Google: When Slogans Are Created By Machine Learning

Douglas Coupland, a Canadian artist and author, introduced a series of slogans created using machine learning, partnering with Google AI researchers to produce them. Then they developed a language model based on Douglas’ written work, along with social media posts selected by him to develop them.

In this case, the slogans are not for businesses, but a reflection of one man's thoughts about the class of 2030 at the time they graduate. Take, for example, Celeste, who will graduate from school in 2030. Her generation will never experience a world without artificial intelligence.

Coupland is best known for his novels defining -- and naming -- Generation X and his text-based art series, Slogans for the 21st Century. He is an author, artist and speaker. Now he’s creating new slogans using AI.

All of his written work went to Nick Frosst, Google scholar.

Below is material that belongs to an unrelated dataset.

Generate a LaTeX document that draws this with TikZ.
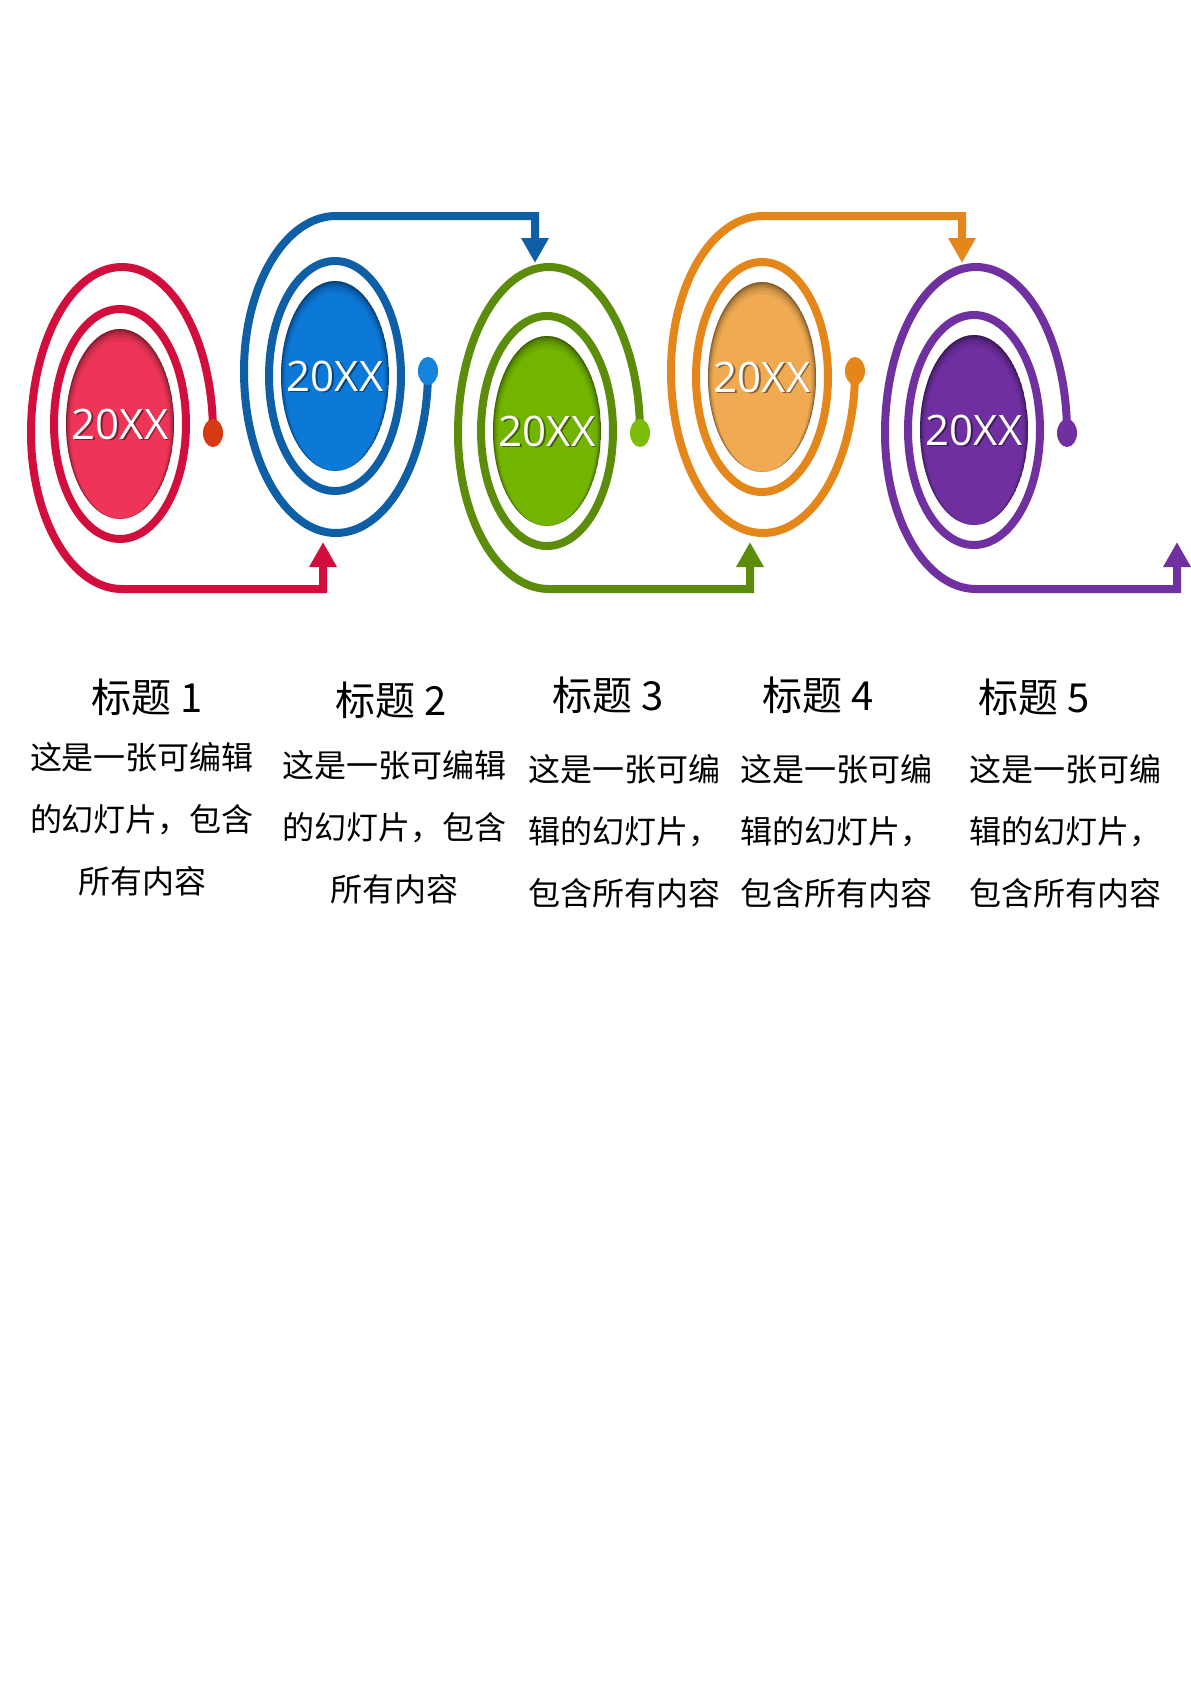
\documentclass[tikz,border=0pt]{standalone}
\usepackage{fontspec}
\newfontfamily\cjk{Noto Sans CJK SC}
\newfontfamily\osans{Open Sans}
\usetikzlibrary{arrows.meta}
\definecolor{rRing}{HTML}{D20F3C}
\definecolor{rFill}{HTML}{EE3558}
\definecolor{rDot}{HTML}{D63A12}
\definecolor{bRing}{HTML}{0E5FA6}
\definecolor{bFill}{HTML}{0C79D9}
\definecolor{bDot}{HTML}{1583DB}
\definecolor{gRing}{HTML}{5B8C0A}
\definecolor{gFill}{HTML}{72B400}
\definecolor{gDot}{HTML}{7DBE0A}
\definecolor{oRing}{HTML}{E5861A}
\definecolor{oFill}{HTML}{F0AA52}
\definecolor{oDot}{HTML}{E5861A}
\definecolor{pRing}{HTML}{7030A0}
\definecolor{pFill}{HTML}{6F2FA0}
\definecolor{pDot}{HTML}{7030A0}
\tikzset{
  ring/.style={line width=8pt},
  tipstyle/.style={-{Triangle[width=26pt,length=25pt]}},
  year/.style={font=\osans\fontsize{42pt}{48pt}\selectfont, inner sep=0, text=white},
  yearshadow/.style={font=\osans\fontsize{42pt}{48pt}\selectfont, inner sep=0, text=black, opacity=0.45},
  head/.style={font=\cjk\fontsize{40pt}{48pt}\selectfont, inner sep=0},
  body/.style={font=\cjk\fontsize{32pt}{62pt}\selectfont, inner sep=0}
}
\newcommand{\fillell}[4]{%
  \begin{scope}
    \clip (#2,-#3) ellipse [x radius=54pt, y radius=95pt];
    \fill[#4] (#2,-#3) ellipse [x radius=54pt, y radius=95pt];
    \foreach \k/\o in {10/0.06,7/0.08,4.5/0.11,2.5/0.14,1/0.18}{
      \fill[black,opacity=\o,even odd rule] ({#2-70},{-#3-110}) rectangle ({#2+70},{-#3+110})
        (#2,{-#3-0.6*\k}) ellipse [x radius={54pt-0.5*\k pt}, y radius={95pt-0.6*\k pt}];
    }
  \end{scope}
  \node[yearshadow] at ({#2+1.5},{-#3-1.5}) {20XX};
  \node[year] (#1) at (#2,-#3) {20XX};
}
\newcommand{\downmod}[6]{%
  \draw[ring,#4] (#2,-#3) ellipse [x radius=66pt, y radius=115pt];
  \coordinate (#1dot) at ({#2+93},-433);
  \coordinate (#1tip) at ({#2+203},-542);
  \draw[ring,#4,tipstyle] (#1dot) arc[start angle=0,end angle=180,x radius=91pt,y radius=166pt]
    arc[start angle=180,end angle=270,x radius=91pt,y radius=156pt] -- ({#2+203},-589) -- (#1tip);
  \fill[#6] (#1dot) ellipse [x radius=10pt, y radius=14pt];
  \fillell{#1}{#2}{#3}{#5}
}
\newcommand{\upmod}[6]{%
  \draw[ring,#4] (#2,-#3) ellipse [x radius=66pt, y radius=115pt];
  \coordinate (#1dot) at ({#2+93},-371);
  \coordinate (#1tip) at ({#2+200},-263);
  \draw[ring,#4,tipstyle] (#1dot) arc[start angle=0,end angle=-180,x radius=92pt,y radius=162pt]
    arc[start angle=180,end angle=90,x radius=92pt,y radius=155pt] -- ({#2+200},-216) -- (#1tip);
  \fill[#6] (#1dot) ellipse [x radius=10pt, y radius=14pt];
  \fillell{#1}{#2}{#3}{#5}
}
\begin{document}
\begin{tikzpicture}[x=1pt,y=1pt]
\useasboundingbox (0,0) rectangle (1191,-1684);
\fill[white] (0,0) rectangle (1191,-1684);

\downmod{m1}{120}{424}{rRing}{rFill}{rDot}
\upmod{m2}{335}{376}{bRing}{bFill}{bDot}
\downmod{m3}{547}{431}{gRing}{gFill}{gDot}
\upmod{m4}{762}{377}{oRing}{oFill}{oDot}
\downmod{m5}{974}{430}{pRing}{pFill}{pDot}

\node[head] (h1) at (147,-697) {标题 1};
\node[head] (h2) at (391,-700) {标题 2};
\node[head] (h3) at (608,-695) {标题 3};
\node[head] (h4) at (818,-695) {标题 4};
\node[head] (h5) at (1034,-697) {标题 5};

\node[body,align=center] (b1) at (142,-819) {这是一张可编辑\\的幻灯片，包含\\所有内容};
\node[body,align=center] (b2) at (394,-827) {这是一张可编辑\\的幻灯片，包含\\所有内容};
\node[body,align=left,anchor=west] (b3) at (528,-831) {这是一张可编\\辑的幻灯片，\\包含所有内容};
\node[body,align=left,anchor=west] (b4) at (740,-831) {这是一张可编\\辑的幻灯片，\\包含所有内容};
\node[body,align=left,anchor=west] (b5) at (969,-831) {这是一张可编\\辑的幻灯片，\\包含所有内容};
\end{tikzpicture}
\end{document}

Frosst used a neural network that predicted the next word and sequences of words. He fed the words into a ML system where Coupland’s words and thoughts were filtered, sifted and combined with social media posts, with topics people were talking about online. They created art with a perspective on the class of 2030. This is what transpired. 

The project was done through Google Arts & Culture.

Coupland called AI just another tool, like pencils or paintbrushes. Here are some of the slogans created:

  • We are at the beginning of ourselves
  • The only way to be real is to be alive
  • You have become the new face of the new society
  • We are here because a we want technology to happen
  • Time is a beautiful thing
  • Memory is the most fundamental capacity of all
  • All the world is right there inside you
  • All of us has been given the task of generating a new larger and more complex version of ourselves.

"This project with Google’s AI division is a way of addressing this relentless phenomenon of identity-shifting that weighs heavily on the minds of most people,” he told Google.

He also showed a willingness to experiment with Google to see whether there is a way to generate new means of expressing himself using AI and ML.

His thinking is that ML receives an “unusual amount of paranoia from people” who probably would be fascinated rather than bothered by the technology, if they analyzed it a bit more deeply.

“The end ‘deliverable’ (that’s tech-speak) from all of this was to create stand-alone works of text art that would serve as inspiration for young people now currently in their early teens who will be graduating from university in 2030,” he wrote.